* **What is required**
Reproduce all the material exactly, minus any pictures it holds.

* **Information supplied**
● ● ● ● ● ● ●
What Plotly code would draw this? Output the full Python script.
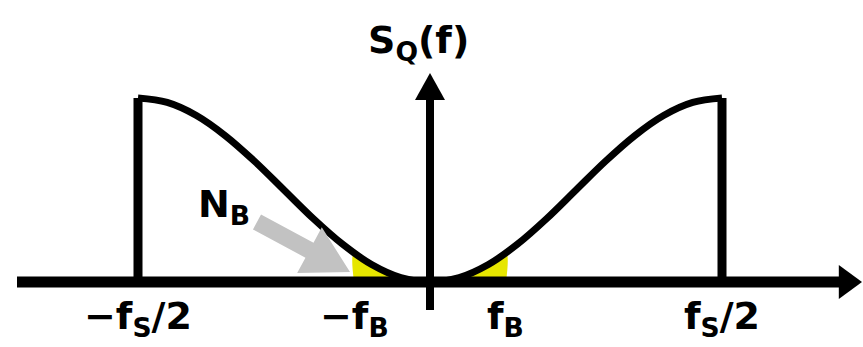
import math
import plotly.graph_objects as go

# Normalised frequency (f / fs) and shaped quantisation-noise density S_Q(f)
freq = [-0.50, -0.45, -0.40, -0.35, -0.30, -0.25, -0.20, -0.15, -0.10, -0.05, 0.00,
        0.05, 0.10, 0.15, 0.20, 0.25, 0.30, 0.35, 0.40, 0.45, 0.50]
noise = [1.00, 0.976, 0.905, 0.794, 0.655, 0.50, 0.345, 0.206, 0.095, 0.024, 0.00,
         0.024, 0.095, 0.206, 0.345, 0.50, 0.655, 0.794, 0.905, 0.976, 1.00]

# In-band portion (|f| < fB) that is highlighted
band_freq = [-0.13, -0.10, -0.05, 0.00, 0.05, 0.10, 0.13]
band_noise = [0.16, 0.095, 0.024, 0.00, 0.024, 0.095, 0.16]

fs_half = 0.5
fB = 0.13

tick_pos = [-fs_half, -fB, fB, fs_half]
tick_text = ["\u2212f<sub>S</sub>/2", "\u2212f<sub>B</sub>", "f<sub>B</sub>", "f<sub>S</sub>/2"]

# pixel scale of the axes
W, H = 863, 347
X0, XS = 430.0, 584.0          # pixel of f=0, pixels per unit f
Y0, YS = 282.0, 184.0          # pixel of S=0, pixels per unit S
xr = [(0 - X0) / XS, (W - X0) / XS]
yr = [(Y0 - H) / YS, (Y0 - 0) / YS]


def px(xp, yp):
    return (xp - X0) / XS, (Y0 - yp) / YS


BLACK = "#000000"
YELLOW = "#e6e600"
GREY = "#c2c2c2"

fig = go.Figure()

# highlighted in-band noise
fig.add_trace(go.Scatter(
    x=[band_freq[0]] + band_freq + [band_freq[-1]],
    y=[0] + band_noise + [0],
    mode="lines", fill="toself", fillcolor=YELLOW,
    line=dict(width=0, color=YELLOW, shape="spline"), hoverinfo="skip"))

# horizontal frequency axis with arrowhead
ax_l, _ = px(17, 0)
ax_r, _ = px(840, 0)
fig.add_trace(go.Scatter(x=[ax_l, ax_r], y=[0, 0], mode="lines",
                         line=dict(color=BLACK, width=11), hoverinfo="skip"))
tx, _ = px(862, 0)
_, hh = px(0, Y0 - 17)
fig.add_trace(go.Scatter(x=[ax_r - 0.002, tx, ax_r - 0.002, ax_r - 0.002],
                         y=[hh, 0, -hh, hh], mode="lines", fill="toself",
                         fillcolor=BLACK, line=dict(width=0, color=BLACK),
                         hoverinfo="skip"))

# vertical S_Q axis with arrowhead
_, vb = px(0, 310)
_, vt = px(0, 100)
_, vtip = px(0, 73)
hw = 15 / XS
fig.add_trace(go.Scatter(x=[0, 0], y=[vb, vt + 0.01], mode="lines",
                         line=dict(color=BLACK, width=8), hoverinfo="skip"))
fig.add_trace(go.Scatter(x=[-hw, 0, hw, -hw], y=[vt, vtip, vt, vt],
                         mode="lines", fill="toself", fillcolor=BLACK,
                         line=dict(width=0, color=BLACK), hoverinfo="skip"))

# band edges at +/- fs/2
for xe in (-fs_half, fs_half):
    fig.add_trace(go.Scatter(x=[xe, xe], y=[0, noise[0]], mode="lines",
                             line=dict(color=BLACK, width=9), hoverinfo="skip"))

# noise-shaping curve
fig.add_trace(go.Scatter(x=freq, y=noise, mode="lines",
                         line=dict(color=BLACK, width=7, shape="spline"),
                         hoverinfo="skip"))

# grey pointer towards the in-band noise
tail = (257.0, 222.0)
tip = (350.0, 272.0)
dx, dy = tip[0] - tail[0], tip[1] - tail[1]
L = math.hypot(dx, dy)
ux, uy = dx / L, dy / L
nx, ny = -uy, ux
head_len, head_w, shaft_w = 46.0, 52.0, 17.0
bx, by = tip[0] - ux * head_len, tip[1] - uy * head_len
pts = [
    (tail[0] + nx * shaft_w / 2, tail[1] + ny * shaft_w / 2),
    (bx + nx * shaft_w / 2, by + ny * shaft_w / 2),
    (bx + nx * head_w / 2, by + ny * head_w / 2),
    tip,
    (bx - nx * head_w / 2, by - ny * head_w / 2),
    (bx - nx * shaft_w / 2, by - ny * shaft_w / 2),
    (tail[0] - nx * shaft_w / 2, tail[1] - ny * shaft_w / 2),
]
pts.append(pts[0])
conv = [px(a, b) for a, b in pts]
fig.add_trace(go.Scatter(x=[c[0] for c in conv], y=[c[1] for c in conv],
                         mode="lines", fill="toself", fillcolor=GREY,
                         line=dict(width=0, color=GREY), hoverinfo="skip"))

FONT = "DejaVu Sans"
FS = 38
ann = []
_, lab_y = px(0, 318)
for xp, t in zip(tick_pos, tick_text):
    ann.append(dict(x=xp, y=lab_y, text="<b>" + t + "</b>", showarrow=False,
                    xanchor="center", yanchor="middle",
                    font=dict(family=FONT, size=FS, color=BLACK)))

nbx, nby = px(224, 206)
ann.append(dict(x=nbx, y=nby, text="<b>N<sub>B</sub></b>", showarrow=False,
                xanchor="center", yanchor="middle",
                font=dict(family=FONT, size=FS, color=BLACK)))
sqx, sqy = px(418, 42)
ann.append(dict(x=sqx, y=sqy, text="<b>S<sub>Q</sub>(f)</b>", showarrow=False,
                xanchor="center", yanchor="middle",
                font=dict(family=FONT, size=FS, color=BLACK)))

fig.update_layout(
    width=W, height=H, margin=dict(l=0, r=0, t=0, b=0),
    paper_bgcolor="white", plot_bgcolor="white", showlegend=False,
    xaxis=dict(range=xr, visible=False, fixedrange=True),
    yaxis=dict(range=yr, visible=False, fixedrange=True),
    annotations=ann,
)

fig.write_html("out.html")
● ● ● ● ● ● ●
* **Written solution**
What Plotly code would draw this? Output the full Python script.
import math
import plotly.graph_objects as go

# Normalised frequency (f / fs) and shaped quantisation-noise density S_Q(f)
freq = [-0.50, -0.45, -0.40, -0.35, -0.30, -0.25, -0.20, -0.15, -0.10, -0.05, 0.00,
        0.05, 0.10, 0.15, 0.20, 0.25, 0.30, 0.35, 0.40, 0.45, 0.50]
noise = [1.00, 0.976, 0.905, 0.794, 0.655, 0.50, 0.345, 0.206, 0.095, 0.024, 0.00,
         0.024, 0.095, 0.206, 0.345, 0.50, 0.655, 0.794, 0.905, 0.976, 1.00]

# In-band portion (|f| < fB) that is highlighted
band_freq = [-0.13, -0.10, -0.05, 0.00, 0.05, 0.10, 0.13]
band_noise = [0.16, 0.095, 0.024, 0.00, 0.024, 0.095, 0.16]

fs_half = 0.5
fB = 0.13

tick_pos = [-fs_half, -fB, fB, fs_half]
tick_text = ["\u2212f<sub>S</sub>/2", "\u2212f<sub>B</sub>", "f<sub>B</sub>", "f<sub>S</sub>/2"]

# pixel scale of the axes
W, H = 863, 347
X0, XS = 430.0, 584.0          # pixel of f=0, pixels per unit f
Y0, YS = 282.0, 184.0          # pixel of S=0, pixels per unit S
xr = [(0 - X0) / XS, (W - X0) / XS]
yr = [(Y0 - H) / YS, (Y0 - 0) / YS]


def px(xp, yp):
    return (xp - X0) / XS, (Y0 - yp) / YS


BLACK = "#000000"
YELLOW = "#e6e600"
GREY = "#c2c2c2"

fig = go.Figure()

# highlighted in-band noise
fig.add_trace(go.Scatter(
    x=[band_freq[0]] + band_freq + [band_freq[-1]],
    y=[0] + band_noise + [0],
    mode="lines", fill="toself", fillcolor=YELLOW,
    line=dict(width=0, color=YELLOW, shape="spline"), hoverinfo="skip"))

# horizontal frequency axis with arrowhead
ax_l, _ = px(17, 0)
ax_r, _ = px(840, 0)
fig.add_trace(go.Scatter(x=[ax_l, ax_r], y=[0, 0], mode="lines",
                         line=dict(color=BLACK, width=11), hoverinfo="skip"))
tx, _ = px(862, 0)
_, hh = px(0, Y0 - 17)
fig.add_trace(go.Scatter(x=[ax_r - 0.002, tx, ax_r - 0.002, ax_r - 0.002],
                         y=[hh, 0, -hh, hh], mode="lines", fill="toself",
                         fillcolor=BLACK, line=dict(width=0, color=BLACK),
                         hoverinfo="skip"))

# vertical S_Q axis with arrowhead
_, vb = px(0, 310)
_, vt = px(0, 100)
_, vtip = px(0, 73)
hw = 15 / XS
fig.add_trace(go.Scatter(x=[0, 0], y=[vb, vt + 0.01], mode="lines",
                         line=dict(color=BLACK, width=8), hoverinfo="skip"))
fig.add_trace(go.Scatter(x=[-hw, 0, hw, -hw], y=[vt, vtip, vt, vt],
                         mode="lines", fill="toself", fillcolor=BLACK,
                         line=dict(width=0, color=BLACK), hoverinfo="skip"))

# band edges at +/- fs/2
for xe in (-fs_half, fs_half):
    fig.add_trace(go.Scatter(x=[xe, xe], y=[0, noise[0]], mode="lines",
                             line=dict(color=BLACK, width=9), hoverinfo="skip"))

# noise-shaping curve
fig.add_trace(go.Scatter(x=freq, y=noise, mode="lines",
                         line=dict(color=BLACK, width=7, shape="spline"),
                         hoverinfo="skip"))

# grey pointer towards the in-band noise
tail = (257.0, 222.0)
tip = (350.0, 272.0)
dx, dy = tip[0] - tail[0], tip[1] - tail[1]
L = math.hypot(dx, dy)
ux, uy = dx / L, dy / L
nx, ny = -uy, ux
head_len, head_w, shaft_w = 46.0, 52.0, 17.0
bx, by = tip[0] - ux * head_len, tip[1] - uy * head_len
pts = [
    (tail[0] + nx * shaft_w / 2, tail[1] + ny * shaft_w / 2),
    (bx + nx * shaft_w / 2, by + ny * shaft_w / 2),
    (bx + nx * head_w / 2, by + ny * head_w / 2),
    tip,
    (bx - nx * head_w / 2, by - ny * head_w / 2),
    (bx - nx * shaft_w / 2, by - ny * shaft_w / 2),
    (tail[0] - nx * shaft_w / 2, tail[1] - ny * shaft_w / 2),
]
pts.append(pts[0])
conv = [px(a, b) for a, b in pts]
fig.add_trace(go.Scatter(x=[c[0] for c in conv], y=[c[1] for c in conv],
                         mode="lines", fill="toself", fillcolor=GREY,
                         line=dict(width=0, color=GREY), hoverinfo="skip"))

FONT = "DejaVu Sans"
FS = 38
ann = []
_, lab_y = px(0, 318)
for xp, t in zip(tick_pos, tick_text):
    ann.append(dict(x=xp, y=lab_y, text="<b>" + t + "</b>", showarrow=False,
                    xanchor="center", yanchor="middle",
                    font=dict(family=FONT, size=FS, color=BLACK)))

nbx, nby = px(224, 206)
ann.append(dict(x=nbx, y=nby, text="<b>N<sub>B</sub></b>", showarrow=False,
                xanchor="center", yanchor="middle",
                font=dict(family=FONT, size=FS, color=BLACK)))
sqx, sqy = px(418, 42)
ann.append(dict(x=sqx, y=sqy, text="<b>S<sub>Q</sub>(f)</b>", showarrow=False,
                xanchor="center", yanchor="middle",
                font=dict(family=FONT, size=FS, color=BLACK)))

fig.update_layout(
    width=W, height=H, margin=dict(l=0, r=0, t=0, b=0),
    paper_bgcolor="white", plot_bgcolor="white", showlegend=False,
    xaxis=dict(range=xr, visible=False, fixedrange=True),
    yaxis=dict(range=yr, visible=False, fixedrange=True),
    annotations=ann,
)

fig.write_html("out.html")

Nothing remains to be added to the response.